Pescara. “Con la presente si vuole rappresentare la posizione della segreteria regionale del sindacato Osapp sulla situazione che si è vissuta nella giornata di ieri presso la casa circondariale di Pescara, e che potrebbe tranquillamente riproporsi in uno degli altri istituti abruzzesi”. Ha dichiarato Nicola Di Felice, Segretario Regionale Osapp.
“Si parte da una considerazione di carattere generale circa la decisione che appare fuori luogo almeno nel momento della rivolta, del trasferimento della Direttrice. Noi come Osapp avevamo più volte messo in evidenza le problematiche che affliggevano l’istituto, per le quali la direttrice certo non si era forse spesa a sufficienza; infatti, si era anche arrivati a manifestare a inizio dicembre davanti la sede dell’ex PRAP. Questo sicuramente rappresenta emblematicamente il rapporto deteriorato che intercorreva tra noi sindacato di Polizia maggiormente rappresentativo e la Direzione, ma mai ci saremmo aspettati una decisione del genere in un momento così delicato. Forse la mancanza di rispetto che si è espresso con un ordine che noi riteniamo fuori luogo e fuori tempo, rappresenta plasticamente la distanza che intercorre tra Roma e l’Abruzzo. La stessa distanza che ha creato le condizioni per lo sfacelo che oggi vive la struttura pescarese. Infatti, appare evidente che se la struttura ha un sovraffollamento che si avvicina al 180% non si può certo dire che questo dipenda dalla direzione dell’Istituto o dalle donne o dagli uomini che li vanno a lavorare.

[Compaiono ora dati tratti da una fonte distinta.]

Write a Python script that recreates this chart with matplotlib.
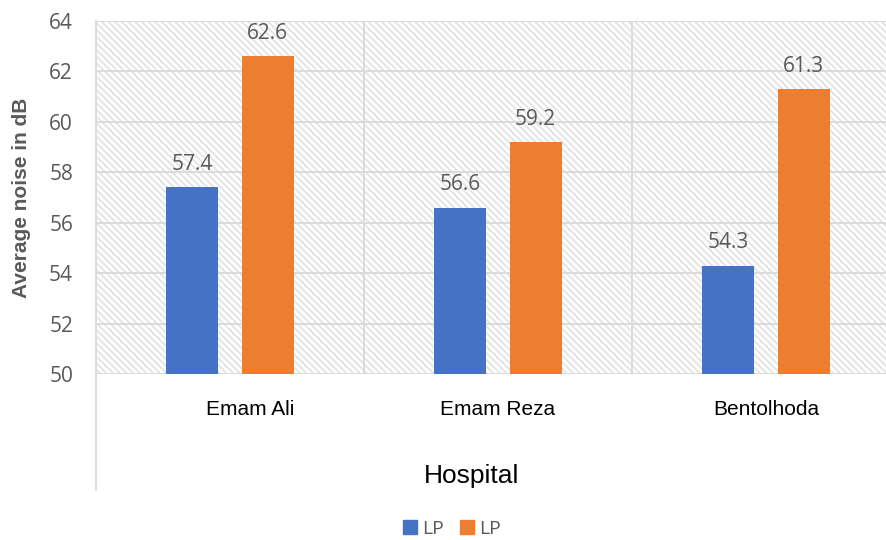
import numpy as np
import matplotlib
matplotlib.use("Agg")
import matplotlib.pyplot as plt
from matplotlib.patches import Patch, Rectangle
from matplotlib.transforms import ScaledTranslation

# Data
hospitals = ["Emam Ali", "Emam Reza", "Bentolhoda"]
lp_first = [57.4, 56.6, 54.3]
lp_second = [62.6, 59.2, 61.3]
series_names = ["LP", "LP"]
y_ticks = [50, 52, 54, 56, 58, 60, 62, 64]

blue = "#4472C4"
orange = "#ED7D31"
grid = "#d9d9d9"
gray_txt = "#595959"

plt.rcParams["hatch.linewidth"] = 1.3

fig = plt.figure(figsize=(8.86, 5.40), dpi=100)
W, H = 886, 540
# plot area: x 96 -> 900 px (runs past the right edge), y 21 -> 374 px
ax = fig.add_axes([96 / W, 1 - 374 / H, (900 - 96) / W, (374 - 21) / H])

# hatched background
bg = Rectangle((0, 0), 1, 1, transform=ax.transAxes, facecolor="white",
               edgecolor="#e3e3e3", hatch="\\" * 5, linewidth=0, zorder=0)
ax.add_patch(bg)

x = np.arange(len(hospitals))
w = 0.194
off = 0.14
b1 = ax.bar(x - off, [v - 50 for v in lp_first], w, bottom=50, color=blue, zorder=3)
b2 = ax.bar(x + off, [v - 50 for v in lp_second], w, bottom=50, color=orange, zorder=3)

for xs, vals in [(x - off, lp_first), (x + off, lp_second)]:
    for xi, v in zip(xs, vals):
        ax.annotate(f"{v:.1f}", (xi, v), xytext=(0, 12.4), textcoords="offset points",
                    ha="center", va="baseline", fontsize=15, color=gray_txt,
                    family="Open Sans")

ax.set_xlim(-0.5, 2.5)
ax.set_ylim(50, 64)
ax.set_yticks(y_ticks)
ax.set_yticklabels([str(t) for t in y_ticks], fontsize=15, color=gray_txt, family="Open Sans")
ax.tick_params(axis="y", length=0, pad=16.5)
ax.set_xticks(x)
ax.set_xticklabels(hospitals, fontsize=15, color="black", family="Liberation Sans")
ax.tick_params(axis="x", length=0, pad=19)
# first category label sits a bit right of centre in the original
lab0 = ax.get_xticklabels()[0]
lab0.set_transform(lab0.get_transform() + ScaledTranslation(20 / 100, 0, fig.dpi_scale_trans))

for y in y_ticks:
    ax.axhline(y, color=grid, lw=1.3, zorder=1)
for xv in [0.5, 1.5]:
    ax.axvline(xv, color=grid, lw=1.3, zorder=1)

for s in ax.spines.values():
    s.set_visible(False)

# left axis line continuing down past the category labels
ax.plot([0, 0], [1, -(490 - 374) / (374 - 21)], transform=ax.transAxes,
        color=grid, lw=1.3, clip_on=False, zorder=2)

fig.text(22 / W, 1 - 197.5 / H, "Average noise in dB", rotation=90, ha="center",
         va="center", fontsize=15, fontweight="bold", color=gray_txt,
         family="Liberation Sans")
fig.text(472 / W, 1 - 476 / H, "Hospital", ha="center", va="center", fontsize=19,
         color="black", family="Liberation Sans")

handles = [Patch(color=blue), Patch(color=orange)]
leg = fig.legend(handles, series_names, loc="center", bbox_to_anchor=(452 / W, 1 - 529 / H),
                 ncol=2, frameon=False, handlelength=0.72, handleheight=0.72,
                 handletextpad=0.3, columnspacing=0.8,
                 prop={"family": "Open Sans", "size": 14})
for t in leg.get_texts():
    t.set_color(gray_txt)

fig.savefig("out.png", dpi=100)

Passando ad altro punto su cui si intende mettere l’accento, certamente si deve fare un ringraziamento sentito a tutto il personale che ha retto la situazione, sia quello che si è trovato nei primi istanti della rivolta che ha superato con intelligenza i rischi propri dell’evento, sia poi al personale che da ogni dove è subito accorso a dar man forte all’interno della struttura.
Parlo di donne e uomini che magari dopo una notte di lavoro, comunque, anche se assonnati sono tornati sul posto di lavoro, parlo anche di colleghi che magari erano a casa anche a molti chilometri di distanza. Tutti hanno professionalmente partecipato e insieme hanno raggiunto l’obiettivo che si erano posti, che ricordo a tutti è anche la sicurezza della stessa città.
Infatti non va dimenticato mai, che la casa circondariale si trova aimè all’interno della città.
Se la popolazione rivoltosa riusciva a superare l’ultimo muro, che tra l’altro in alcuni punti è di ben 2 metri più basso dell’altezza regolamentare, si sarebbero trovati nel centro di un quartiere tra l’altro molto popoloso. Su questo punto ribadisco sin da ora l’invito a mettersi intorno a un tavolo a tutte quelle figure che possono finalmente portare alla costruzione di una struttura degna in un luogo più idoneo. Argomento che ciclicamente viene alla luce e poi dimenticato come nulla fosse.
Altro punto su cui si deve mettere l’accento è la combinazione che si sta creando anche in altre strutture abruzzesi, quali Teramo, Chieti, Sulmona, Avezzano e Vasto, ed esattamente quel mix mortale tra una carenza di uomini in divisa, che moltiplica le problematiche derivanti da un sovraffollamento carcerario senza precedenti, aggravato dalla carenza di tutte le altre figure che a vario titolo compongono il personale che lavora in istituto.
Infatti anche se qualcuno a vario titolo minimizza le situazioni, noi denunciamo senza se e senza ma, il sovraffollamento carcerario unito a una carenza che di personale senza precedenti.
Alcuni esempi portano fanno meglio capire: se si pensa che istituti come quello di Pescara hanno una carenza di personale di Polizia che si attesta quasi al 30% per una capienza di circa 250 detenuti. Ma poi i detenuti sono quasi il doppio, ecco che è chiaro che la carenza non è quella di cui parlano senza cognizione di causa alcune figure istituzionali. Per fare un esempio è come se un ospedale che dovrebbe ospitare 100 malati ne ospita quasi il doppio, è chiaro che i dottori, gli infermieri e tutte le altre figure vanno ricalibrate.
Questo avviene in quasi tutte le strutture d’Abruzzo, con situazioni veramente al limite sia a Teramo, sia a Pescara, come a Avezzano, Sulmona.
Ultima considerazione che si vuole affrontare è quella della tipologia di presenza negli istituti. Infatti si sta assistendo che su alcuni istituti si continua a inviare quasi esclusivamente detenuti che in altre realtà in particolar modo del Lazio hanno dato problemi. Ebbene cosa fa la politica locale? Sa la politica locale che questo porta con se anche problemi sul territorio circostante gli istituti? Quando avremo un vero sussulto regionale?”.